Somewhat relevant, for new venues and major retrofits the days of AutoCAD may be limited as there is a definite transition occurring to BIM and thus using Revit, especially for government projects, which would include many schools, colleges and universities as well as public venues. This going to be an intersting situation as if what the Owner has in terms of electronic CAD files is a Revit model then it may be a challenge to get floor plans, sections, etc. in a format you can use with AutoCAD or VectorWorks unless you or the Owner have Revit and someone who can export the appropriate drawings.


----------



## someguy98457

I'm a college student (read _broke_), so I live one free stuff. Vectorworks and AutoCAD (which I use) I respect for getting me hooked on what I'll have to buy eventually but I get it for now for free (sounds like a drug dealer...). I use lightwright which cost me money, but then again I've done and can do hookups by hand from either program, which has some valuable lessons. I'd be tempted to try LD assistant but I dont want to get rid of my book money (read _pizza and beer money_). Inevitably my reluctance means my next LD will use it and I'll be playing catch up on it while ME'ing.


----------



## MNicolai

FWIW, if you know what you're doing there's a way using the dataextraction command to spit out schedules of all lighting instruments in an AutoCAD drawing out into an Excel sheet.

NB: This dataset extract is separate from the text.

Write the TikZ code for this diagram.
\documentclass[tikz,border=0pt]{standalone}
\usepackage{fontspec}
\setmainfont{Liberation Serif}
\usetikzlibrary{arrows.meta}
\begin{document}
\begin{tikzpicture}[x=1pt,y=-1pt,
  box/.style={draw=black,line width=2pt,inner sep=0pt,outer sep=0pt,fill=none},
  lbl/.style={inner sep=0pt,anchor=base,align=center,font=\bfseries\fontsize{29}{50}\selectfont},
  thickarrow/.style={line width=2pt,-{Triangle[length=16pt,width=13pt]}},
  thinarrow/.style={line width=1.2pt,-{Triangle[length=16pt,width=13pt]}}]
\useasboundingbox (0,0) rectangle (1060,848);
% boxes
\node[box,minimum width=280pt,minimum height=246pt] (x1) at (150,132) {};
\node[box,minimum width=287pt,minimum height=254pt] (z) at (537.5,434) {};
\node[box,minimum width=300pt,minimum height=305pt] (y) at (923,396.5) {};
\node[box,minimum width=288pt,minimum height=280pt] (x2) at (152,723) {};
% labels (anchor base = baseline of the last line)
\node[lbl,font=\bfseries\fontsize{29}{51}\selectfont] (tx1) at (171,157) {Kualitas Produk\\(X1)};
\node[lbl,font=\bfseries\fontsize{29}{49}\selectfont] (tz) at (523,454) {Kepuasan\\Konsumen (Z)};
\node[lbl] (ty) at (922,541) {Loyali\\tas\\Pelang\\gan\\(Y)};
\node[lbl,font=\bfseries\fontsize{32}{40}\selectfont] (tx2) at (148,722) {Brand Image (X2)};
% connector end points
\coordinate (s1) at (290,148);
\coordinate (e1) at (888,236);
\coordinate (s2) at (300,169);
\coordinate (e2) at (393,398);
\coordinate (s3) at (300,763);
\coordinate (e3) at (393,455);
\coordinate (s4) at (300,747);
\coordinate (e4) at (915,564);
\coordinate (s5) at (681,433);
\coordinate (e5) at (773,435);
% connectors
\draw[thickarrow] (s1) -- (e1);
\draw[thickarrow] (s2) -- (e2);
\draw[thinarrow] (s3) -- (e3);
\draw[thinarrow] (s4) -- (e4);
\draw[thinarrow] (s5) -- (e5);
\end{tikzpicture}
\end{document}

It takes a fairly intimate knowledge of AutoCAD to do, but if you take the time to streamline your process, it beats having to buy an additional piece of software.

Lately I've been toying around with that feature in AV consulting. Figured out a way to set up my blocks so I could trick AutoCAD into generating a schedule for all wall-plates, connector panels, and devices in a project. It's not lickety-split simple but it's a feature that exists and intrigues me. Still trying to figure out how to get the most mileage out of that feature though.


----------



## museav

someguy98457 said:


> I'm a college student (read broke), so I live one free stuff. Vectorworks and AutoCAD (which I use) I respect for getting me hooked on what I'll have to buy eventually but I get it for now for free (sounds like a drug dealer...).

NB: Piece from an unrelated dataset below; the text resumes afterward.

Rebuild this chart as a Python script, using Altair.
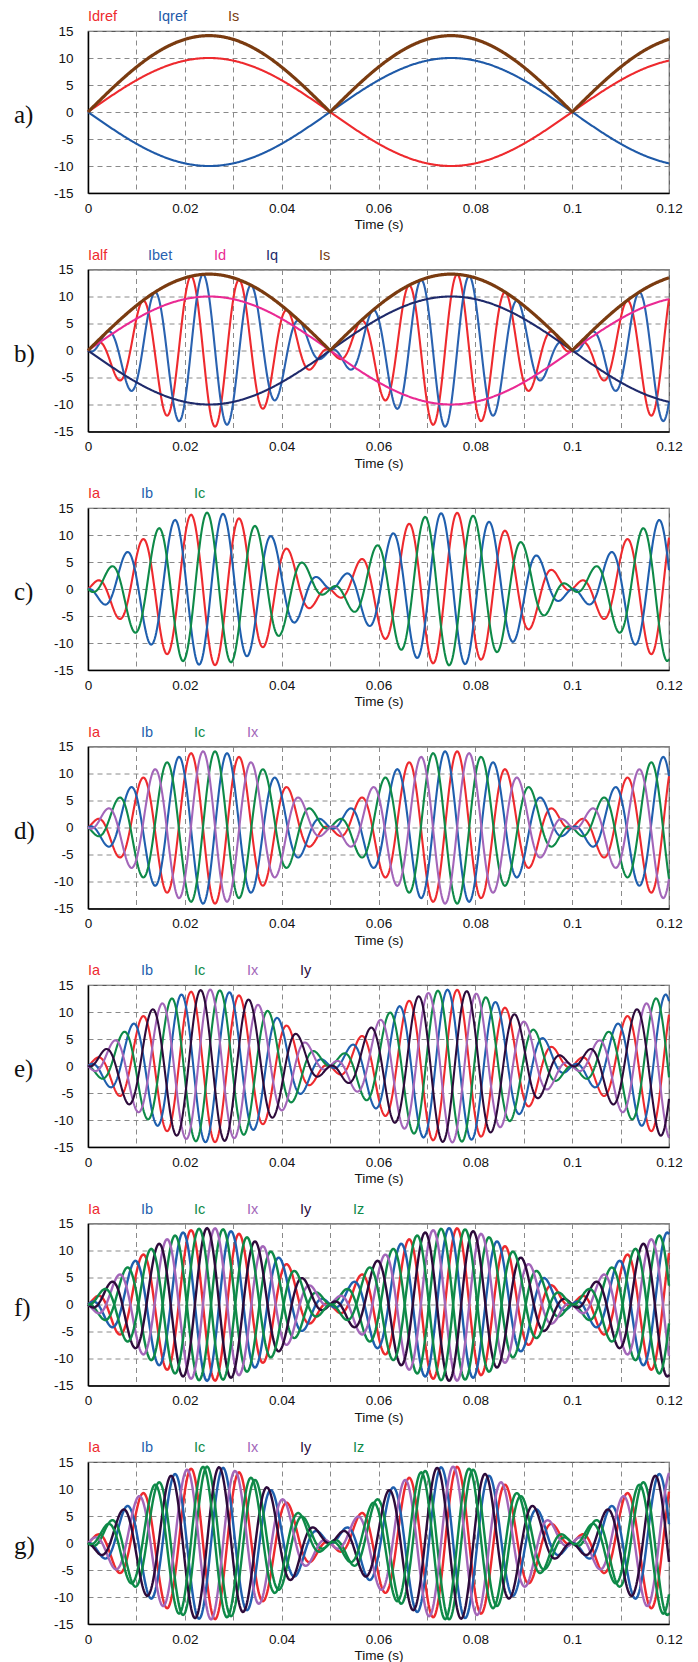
import altair as alt
import numpy as np
import pandas as pd

# ---------------- data ----------------
T_END = 0.12            # s, end of the time axis
T_STEP = 0.00015        # s, sampling step of the simulated traces
DQ_FREQ_HZ = 10.0       # Id/Iq references: one period = 0.1 s
ELEC_FREQ_HZ = 100.0    # electrical frequency of the phase currents (period 0.01 s)
ID_REF_PEAK = 10.0      # Idref peak
IQ_REF_PEAK = -10.0     # Iqref peak (opposite sign)

PANEL_TAGS = ["a)", "b)", "c)", "d)", "e)", "f)", "g)"]

SERIES_A = ["Idref", "Iqref", "Is"]
SERIES_B = ["Ialf", "Ibet", "Id", "Iq", "Is"]
SERIES_C = ["Ia", "Ib", "Ic"]
LEAD_C = [0, 120, 240]
SERIES_D = ["Ia", "Ib", "Ic", "Ix"]
LEAD_D = [0, 90, 180, 270]
SERIES_E = ["Ia", "Ib", "Ic", "Ix", "Iy"]
LEAD_E = [0, 72, 144, 216, 288]
SERIES_F = ["Ia", "Ib", "Ic", "Ix", "Iy", "Iz"]
LEAD_F = [0, 60, 120, 180, 240, 300]
SERIES_G = ["Ia", "Ib", "Ic", "Ix", "Iy", "Iz"]
LEAD_G = [0, 120, 240, 30, 150, 270]

Y_TICKS = [-15, -10, -5, 0, 5, 10, 15]
X_GRID = [0, 0.01, 0.02, 0.03, 0.04, 0.05, 0.06, 0.07, 0.08, 0.09, 0.1, 0.11, 0.12]
X_TITLE = "Time (s)"

# ---------------- styles ----------------
COLORS = {
    "Idref": "#ee2a2e", "Iqref": "#1f5aa8", "Is": "#7a3b10",
    "Ialf": "#ee2a2e", "Ibet": "#2a62b0", "Id": "#ea2a93", "Iq": "#1f2a6b",
    "Ia": "#ee2a2e", "Ib": "#1f5fae", "Ic": "#0e8a48", "Ix": "#a366b9",
    "Iy": "#2d0b3b", "Iz": "#0e8a48",
}
LEGEND_STEP = [70, 60, 53, 53, 53, 53, 53]
LEGEND_OFFSETS_B = [0, 60, 126, 178, 231]
W, H = 581, 162

# ---------------- build traces ----------------
t = np.round(np.arange(0, T_END + T_STEP / 2, T_STEP), 6)
s = np.sin(2 * np.pi * DQ_FREQ_HZ * t)
i_d = ID_REF_PEAK * s
i_q = IQ_REF_PEAK * s
i_s = np.hypot(i_d, i_q)
th = 2 * np.pi * ELEC_FREQ_HZ * t
i_alf = i_d * np.cos(th) - i_q * np.sin(th)
i_bet = i_d * np.sin(th) + i_q * np.cos(th)


def phase(lead_deg):
    a = np.deg2rad(lead_deg)
    return i_alf * np.cos(a) - i_bet * np.sin(a)


panel_data = [
    dict(zip(SERIES_A, [i_d, i_q, i_s])),
    dict(zip(SERIES_B, [i_alf, i_bet, i_d, i_q, i_s])),
    {n: phase(l) for n, l in zip(SERIES_C, LEAD_C)},
    {n: phase(l) for n, l in zip(SERIES_D, LEAD_D)},
    {n: phase(l) for n, l in zip(SERIES_E, LEAD_E)},
    {n: phase(l) for n, l in zip(SERIES_F, LEAD_F)},
    {n: phase(l) for n, l in zip(SERIES_G, LEAD_G)},
]
panel_series = [SERIES_A, SERIES_B, SERIES_C, SERIES_D, SERIES_E, SERIES_F, SERIES_G]

frames = []
for p, d in enumerate(panel_data):
    for name, vals in d.items():
        frames.append(pd.DataFrame({"panel": p, "series": name, "t": t, "v": np.round(vals, 3)}))
df = pd.concat(frames, ignore_index=True)

x_enc = alt.X(
    "t:Q",
    scale=alt.Scale(domain=[0, T_END], nice=False, zero=False),
    axis=alt.Axis(
        values=X_GRID,
        labelExpr="round(datum.value*100) % 2 == 0 ? '' + round(datum.value*100)/100 : ''",
        title=X_TITLE, ticks=False, labelPadding=8, titlePadding=3,
        labelOverlap=False, labelFlush=False,
    ),
)
y_enc = alt.Y(
    "v:Q",
    scale=alt.Scale(domain=[-15, 15], nice=False),
    axis=alt.Axis(values=Y_TICKS, labelExpr="'' + datum.value", title=None,
                  ticks=False, labelPadding=15),
)


def make_panel(p):
    names = panel_series[p]
    layers = []
    for name in names:
        sw = 3.2 if name == "Is" else (2.4 if p >= 5 else 2.1)
        layers.append(
            alt.Chart(df)
            .transform_filter(f"datum.panel == {p} && datum.series == '{name}'")
            .mark_line(color=COLORS[name], strokeWidth=sw)
            .encode(x=x_enc, y=y_enc)
        )
    if p == 1:
        offs = LEGEND_OFFSETS_B
    else:
        offs = [i * LEGEND_STEP[p] for i in range(len(names))]
    for name, off in zip(names, offs):
        layers.append(
            alt.Chart(alt.Data(values=[{"lab": name}]))
            .mark_text(align="left", baseline="alphabetic", fontSize=14.5,
                       font="Liberation Sans", color=COLORS[name])
            .encode(text="lab:N", x=alt.value(off), y=alt.value(-10))
        )
    layers.append(
        alt.Chart(alt.Data(values=[{"lab": PANEL_TAGS[p]}]))
        .mark_text(align="left", baseline="middle", fontSize=25,
                   font="Liberation Serif", color="#111", dy=3)
        .encode(text="lab:N", x=alt.value(-74), y=alt.value(H / 2))
    )
    return alt.layer(*layers).properties(width=W, height=H)


chart = (
    alt.vconcat(*[make_panel(p) for p in range(7)], spacing=14.5)
    .properties(padding={"left": 5, "top": 0, "right": 5, "bottom": 2})
    .configure_view(stroke="#555", strokeWidth=1.2)
    .configure_axis(
        grid=True, gridDash=[5, 4], gridColor="#8a8a8a", gridWidth=1,
        domainColor="#000", domainWidth=1.5,
        labelFont="Liberation Sans", labelFontSize=13.5, labelColor="#111",
        titleFont="Liberation Sans", titleFontSize=13.5, titleFontWeight="normal",
        titleColor="#111",
    )
)

chart.save("out.html", embed_options={"renderer": "svg", "actions": False})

In case you didn't realize it, that is exactly the idea. If Company A can get schools to teach and students to use their CAD products then that helps drive their use in the professional world.


MNicolai said:


> FWIW, if you know what you're doing there's a way using the dataextraction command to spit out schedules of all lighting instruments in an AutoCAD drawing out into an Excel sheet.
> 
> It takes a fairly intimate knowledge of AutoCAD to do, but if you take the time to streamline your process, it beats having to buy an additional piece of software.
> 
> Lately I've been toying around with that feature in AV consulting. Figured out a way to set up my blocks so I could trick AutoCAD into generating a schedule for all wall-plates, connector panels, and devices in a project. It's not lickety-split simple but it's a feature that exists and intrigues me. Still trying to figure out how to get the most mileage out of that feature though.

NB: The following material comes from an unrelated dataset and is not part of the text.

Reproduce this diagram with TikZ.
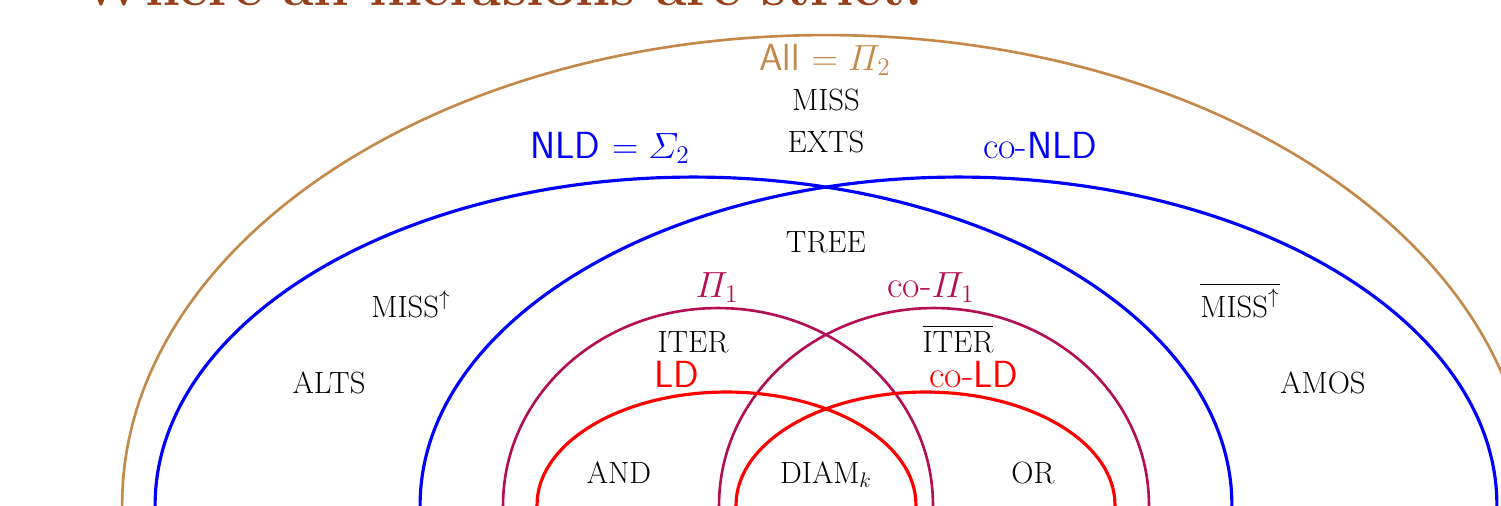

I know Contractors that have been using Blocks with Attributes for many years to create run lists, wire and equipment labels, equipment lists, etc. Having had the opportunity some years ago to work with someone who was very good at creating custom scripts and macros in AutoCAD made me realize how little of the potential capabilities of AutoCAD most people, including myself, actually use.

There are some AV related products that have been around for some years (the company I was with at that time was required to use VidCAD for the documentation for the International Broadcast Center at the 1996 Olympics) that are basically a 'front end' for AutoCAD, VidCAD LLC and D-Tools - Solutions. They've basically done a lot of the work for you, which is great, but the tradeoff is that you can't readily, if at all, modify what they do to tweak it for your use.


----------



## someguy98457

Got that


----------



## idio1tg3niou5

I work as an LD/ME and started on AC, and was convinced by a colleague to try VW. After several projects, and much frustration i switched back to AC. Some call me crazy but i find that navigating the '08 version is much easier than some of the newer ones. As for paperwork, I use a created macro with an excel program and pull the info off of my plot, and from there i have one to sort my schedule and my hookup. after you make the macros it takes all of three seconds. Personally this system works pretty well for me.


----------